Pakistan is in dire need of sustained US dollar inflows to avoid defaulting on nearly USD 80 billion of international loan repayments over the next three and a half years. The country is currently sitting on just USD 3 billion in foreign exchange reserves.

Saudi Arabia’s decision to refuse to provide any further bailouts or interest-free loans to Pakistan has left the government in Islamabad in shock and has prompted the finance minister to complain that even friendly countries aren’t keen on helping Pakistan out of its economic emergency, Middle East Eye reported.

Umar Karim, an associate fellow at the King Faisal Center for Research and Islamic Studies, said Pakistani authorities are in a state of shock.

“While previously Saudi Arabia and other Gulf countries would bail Pakistan out off the back of a phone call from the foreign minister or the prime minister, this time around they are really being put through the mill,” Karim told Middle East Eye.

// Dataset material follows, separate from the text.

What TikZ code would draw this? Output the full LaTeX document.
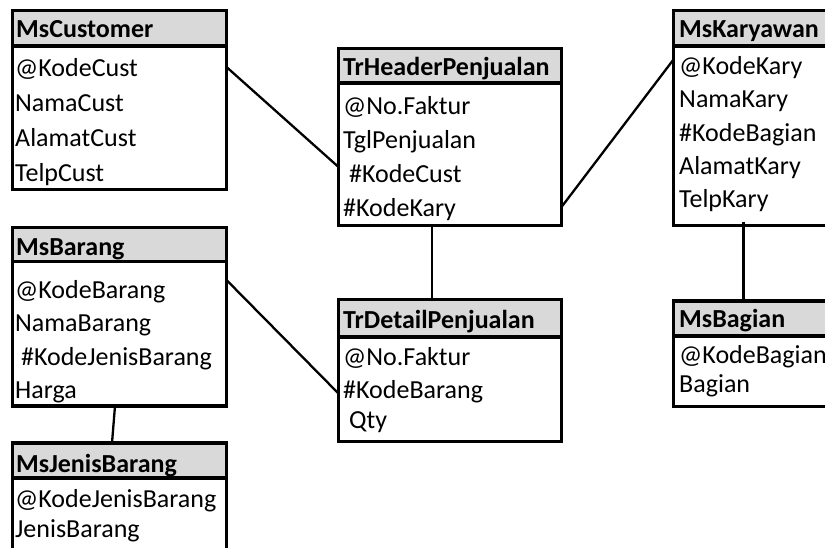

It is believed that on a recent trip, even the Pakistani military chief couldn’t convince Saudi Crown Prince Mohammed bin Salman to release emergency funding for the country.

At the World Economic Forum in Davos in January, the Saudi finance minister made the Kingdom’s new policy very clear, reported Middle East Eye.

Mohammed al-Jadaan said, “We used to give direct grants and deposits without strings attached and we are changing that. We are working with multilateral institutions to actually say we need to see reforms.”

“We are taxing our people, we are expecting also others to do the same, to do their efforts. We want to help but we want you also to do your part.”

“Saudi Arabia is on a different course now. They’ve reset their relationship with other countries and refused to give financial handouts to namely: Jordan, Morocco and even Egypt. However, Pakistan, which is far more dysfunctional than all of the others, should have seen it coming,” Alam told Middle East Eye.

Meanwhile, the rate of inflation in Pakistan is set to hit 33 per cent in the coming months and the country’s currency has devalued nearly 65 per cent in the last 12 months.

“Pakistan’s been lulled by a false sense of security”, the analyst said, “that with a population of over 220 million and a comprehensive nuclear weapons programme, it’s too big for the world to let it fail. This has bred complacency across successive governments and the country’s military leadership of easy loans or bailouts.”

Nearly six months ago, in a bid to stem the outflow of foreign exchange, the Pakistani government stopped almost all imports, leading to a raw materials shortage across manufacturing sectors and a temporary shutdown of several automobile manufacturing plants and textile factories.

Saudi Arabia and the International Monetary Fund (IMF) are both demanding economic reforms from Pakistan.

Pakistan is locked in difficult negotiations with the IMF over its 13th bailout package since the 1980s, reported Middle East Eye.

If an agreement isn’t struck soon, Pakistan will find it increasingly difficult to secure international loans, as its credit rating has been downgraded to junk.